Inherit the Wind
1
I did a little research on this movie and turned up some unpleasant truths: About once a decade, an "anti-religion propaganda film" comes out of Hollywood. I can name three of them and this is one. Really, if such a movie targeted blacks or gays or Muslims, it would arouse an outcry, and it should. This movie, produced by an atheist Christian-hater, is simply a thinly disguised attack on Christians. A teacher who shows this to his class is perpetuating this prejudice. The film does everything it can to portray southern American Christians as hateful, bigoted, intolerant, narrow-minded, ignorant, anti-scientific, and utterly unsophisticated. But, isn't such a hateful portrayal itself bigoted, hateful, & intolerant? Is such an image REALLY accurate about ANYONE? Here in Canada we are taught not to tolerate religious bigotry any more than racial bigotry. Anyway, "hate & mockery" truly describe the spirit of this film - it is so extreme, it is almost unique in this way. As for its content:
The film is technically fine - a courtroom drama. But unfortunately, it is not faithful to the facts of the trial; in fact, the whole picture is essentially a lie. For instance, no one arrested Scopes, the whole trial was initiated by the ACLU in order to overturn a penaltyless anti-evolution law. The ACLU convinced Scopes to play this role and even the prosecution cooperated as a test case. Scopes was not poor and defenseless either, a whole team of lawyers and scientists was brought from NYC by the ACLU. Thus, it wasn't really a normal trial - this is why the defense freely admitted Scopes "guilt". Scopes himself hadn't even taught evolution, the "defense" attorneys had coached the children three months later to say he had (read perjury). What Scopes had done is teach from a book which did teach evolution (the same textbook also declared evolution proved whites were superior to other races, by the way). Anyway, Scopes himself said in his autobiography that he was treated very well by everyone in town. As for the angry fundamentalist preacher and the violent lynch-mob, these were complete fiction - a straw man falsely representing only what the filmmaker WANTED to envision - in short, a lie. And...

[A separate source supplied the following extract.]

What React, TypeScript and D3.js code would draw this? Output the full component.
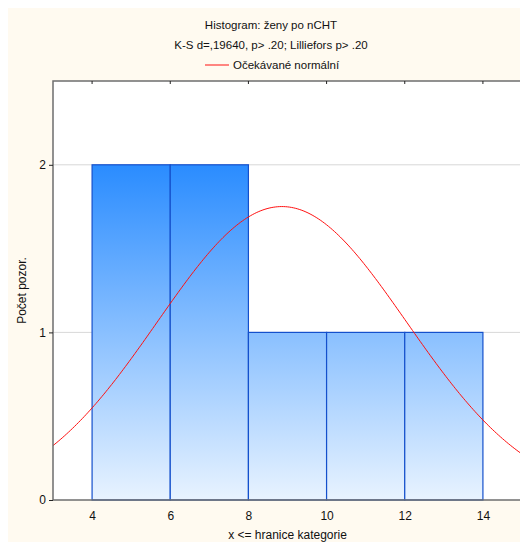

It was Darrow, not Bryant, who was cited for contempt for his rudeness. Darrow was an avowed atheist who admitted in his own autobiography that his real goal for the case was to attack what he called "fundamentalists". In fact, the last day of the trial this man broke his word by refusing to testify. By contrast, Bryant, Darrow's opponent, was no intolerant, ignorant buffoon, as he is portrayed in the film - Bryant was chosen as the democratic candidate for president three times and was Wilson's Secretary of State. And the scientists? Darrow wouldn't even let them testify because he knew what Bryant could do to them on the stand! The whole movie deliberately twists the facts much like a Nazi or Soviet styled propaganda film. This movie is simply a deliberate slander: it has nothing to do with science - it was designed to slander Bible believers. Think about what you are really doing before you embrace this film. Using this film in a science class does not teach science; rather, it trains children to despise Christians.
There are few films I'd actually condemn - this is one of about ten. And by the way, before you mock creationists, intelligent design proponents, religious people, or atheists, be intellectually honest by taking a couple of hours to hear the specifics of what your opponents are saying; have you ever even heard what they have to say? Have you? Use science to carry on this controversy - not ridicule. Ridiculing others, as the filmmaker has so eagerly done, is just plain wrong.